We have joked that our favorite restaurant is now our backyard waterfront café.  Until the cold weather finally reached Florida in December, we had eaten every dinner for more than eight months on our patio overlooking the lake.  It has been a lot of fun cooking together most of the time, and on some nights, we surprise each other with new recipes that we have found on the internet. 

Our favorite restaurant, overlooking our lake.
We imagine that we are on a cruise.

I hope that we will be able to resume our travel plans in the future.  Who knows when that will be?   Until then, we’re having a great time, trying to make the best of this very bizarre situation.   

November 30: End of “Summer”

Today is November 30, 2020 and it’s the end of the season.

It is actually the end of many things here in South Florida,

I’m in Palm Beach County, the big blue county on the Atlantic side near the bottom

where December 1 is the start of the winter dry season. After all, Thanksgiving is over and the Holiday decorations are quickly appearing.  Even though an occasional hurricane may slip through during December, we can most likely rule out any devastating storms until next June when the hurricane season will once again begin.

During this Year of the Pandemic, we have had a very long summer. Besides the often-heard complaint that every day runs into the next, the higher than normal temperatures that we have endured since late March have made us feel as if the summer lasted forever!  Except for a few days in the past month, it was rare that it didn’t reach at least 80 degrees since the Pandemic began. 

In South Florida, that means that by about 9 or 10 am, the temperature quickly rises into the 80s and remains so for the rest of the day.  When the occasional tropical afternoon thundershower rolls in around 4-5 pm, we sometimes enjoy a brief respite from the heat.  At dinner time outside on our patio, the decrease of a couple of degrees makes a very noticeable difference.  

In the past few days, we have been teased by some early morning cooler temperatures.  One day as we left our house for our daily sunrise walks,

it had even dropped down to 68 degrees!  We dressed in long pants and long-sleeve shirts for the occasion and I vowed to complain the whole time about what we call a cold snap. 

Old timers used to say that you know it’s cold in Florida when you have to tell your kids to put on their shoes to get the morning newspaper from the driveway.  Using that expression dates you since almost everyone receives their “newspapers” online, and young people wouldn’t even understand what you’re trying to say.  This is definitely barefoot country where wearing sandals may be considered “dressed up.”  

This afternoon, in celebration of the end of the tropical hurricane season, we are going to experience a cold front moving in from the North.  Temperatures will plummet down into the 50s!  The local weather report is warning us with words like “chilly.”

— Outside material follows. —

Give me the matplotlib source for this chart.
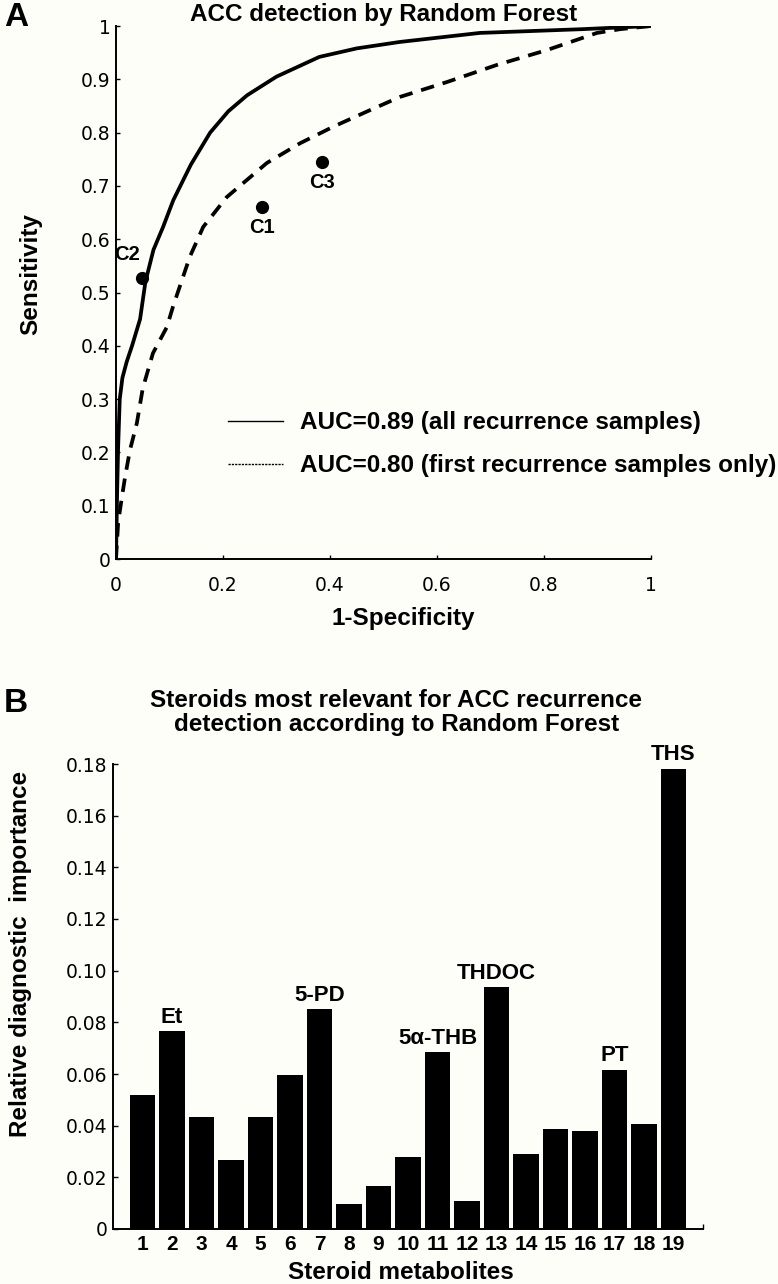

Weather Forecast: Cold Front Moves Through Overnight – Temperatures Down to the low 50s

That’s how I will describe it and I will proudly complain about it like any good almost-native Floridian.  I definitely fall into the group for whom anything below 60 degrees feels downright cold and in need of footwarmers. 

We are prepared for the yearly December weather change.  We have already shaken the dust off our warm sweaters and we look forward to wearing long pants for a few days.  Soon after, however, the breezes from the still-warm Atlantic will return us to our usual Florida reality where the days feature temperatures that we enjoy the most, the mid-70s with low humidity.   That’s a far cry from the low 90s with 80% humidity that we’ve put up with for the last 7-8 months. 

No, I am definitely not complaining.  I love the Florida weather.  I will live with the heat and humidity any day in order not to have to shovel snow or suffer through the cold, dreary gray days in the 40s that I remember from my childhood.   I will gladly forfeit the “change of seasons” that our snowbird friends love to brag about.  For me, I will continue to get up every morning before the sun rises just to be able to observe nature at its colorful best while the conditions are almost consistently ideal.